The case we describe showed a pronounced immunoresponse with elevated CRP, low-grade pyrexia, complement consumption and an immune infiltrate in the liver. We suggest that this, coupled to a typical delay in onset between commencing sorafenib and hepatic failure, would support an immune mediated process. Given the precedents shown with other DILI, a link to HLA subtype may be anticipated. Patterns of DILI tend to be drug specific, with three phenotypes in terms of hepatic dysfunction recognised. These being a hepatocellular pattern, a cholestatic pattern and a mixed picture with derangement in both trans-aminases and cholestasis but neither picture predominating [6, 17]. The pattern of liver panel abnormalities in this case and the other 2 reported cases of delayed DILI to sorafenib would suggest sorafenib can cause DILI with a hepatocellular pattern of LFTs, with an ALT>3 x upper limit of normal (ULN) and ratio of ALT/ULN: AlkP/ULN >5 between 3–7 weeks after initial exposure.

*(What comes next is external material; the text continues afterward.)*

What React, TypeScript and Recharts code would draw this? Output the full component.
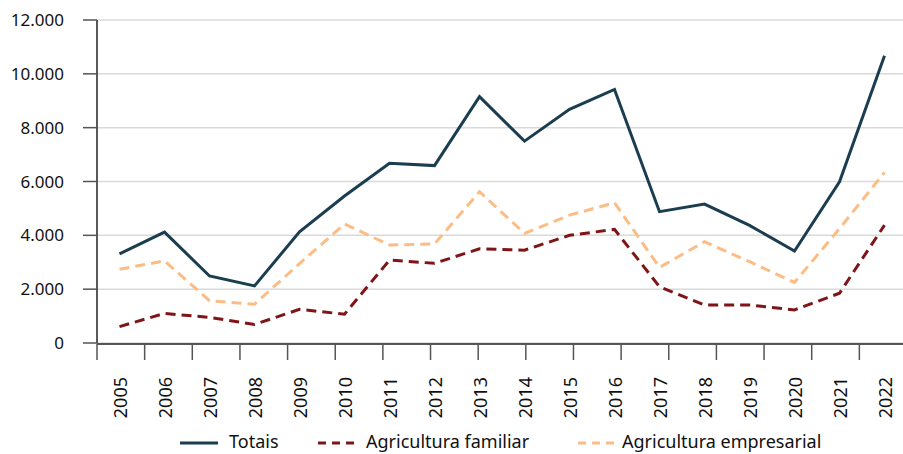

As with many idiosyncratic DILI, sorafenib hepatotoxicity is uncommon. In phase III clinical trials of sorafenib monotherapy the incidence of hepatic failure was similar amongst sorafenib and placebo recipients . Similarly, in two prospective phase III clinical trials of sorafenib in patients with advanced HCC and mild liver impairment (Child-Pugh A), the incidence of hepatic failure and hepatic encephalopathy events were comparable between patients taking placebo (2.4% and 2.1%) and sorafenib (2.5% and 1.8%) . Likewise hepatic failure/encephalopathy events were not observed in a placebo controlled prospective phase III study in advanced RCC (TARGET, n=903) . Analysis of reported toxicities from the SORCE trial supports the rarity of sorafenib hepatotoxicity in the adjuvant setting, with this case representing an idiosyncratic reaction as opposed to a marked example of generalized hepatotoxicity (Meade A., personal communication). Nonetheless, given that a proportion of patients receiving sorafenib may have impaired liver function due to HCC or metastatic disease, it is possible a delayed drug reaction to sorafenib may be mistaken for, or coincide with disease progression. With this in mind it is noteworthy that, including this case, all episodes of sorafenib-associated acute liver failure have been reported outside HCC treatment.
This case is the first documented death directly attributable to sorafenib in an otherwise well individual. Since the patient had no evidence of metastatic disease prior to commencement of treatment or at autopsy, the case raises questions regarding the stratification of adjuvant treatments for which no current evidence exists in an outwardly healthy group. While currently available data suggests such reactions are likely to be extremely rare, we would urge clinicians to be vigilant as to possible sorafenib DILI and ensure suspected cases are reported. We suggest that future trial-wide genetic profiling of patients may potentially expedite identification of markers of idiosyncratic drug reaction to novel oncological agents, including those denoting HLA allele status , permitting genotype based risk stratification.
The SORCE trial is a Medical Research Council sponsored randomised double-blind study with both main UK wide Research Ethics Committee (REC) approval and local ethical approval. It is a National Cancer Institute verified trial and registered with the U.S. National Institutes of Health database ClinicalTrials.gov (Identifier: NCT00492258).
Written informed consent was obtained from this patient’s next of kin for publication of this Case report and accompanying images. A copy of the written consent is available for review by the Series Editor of this journal.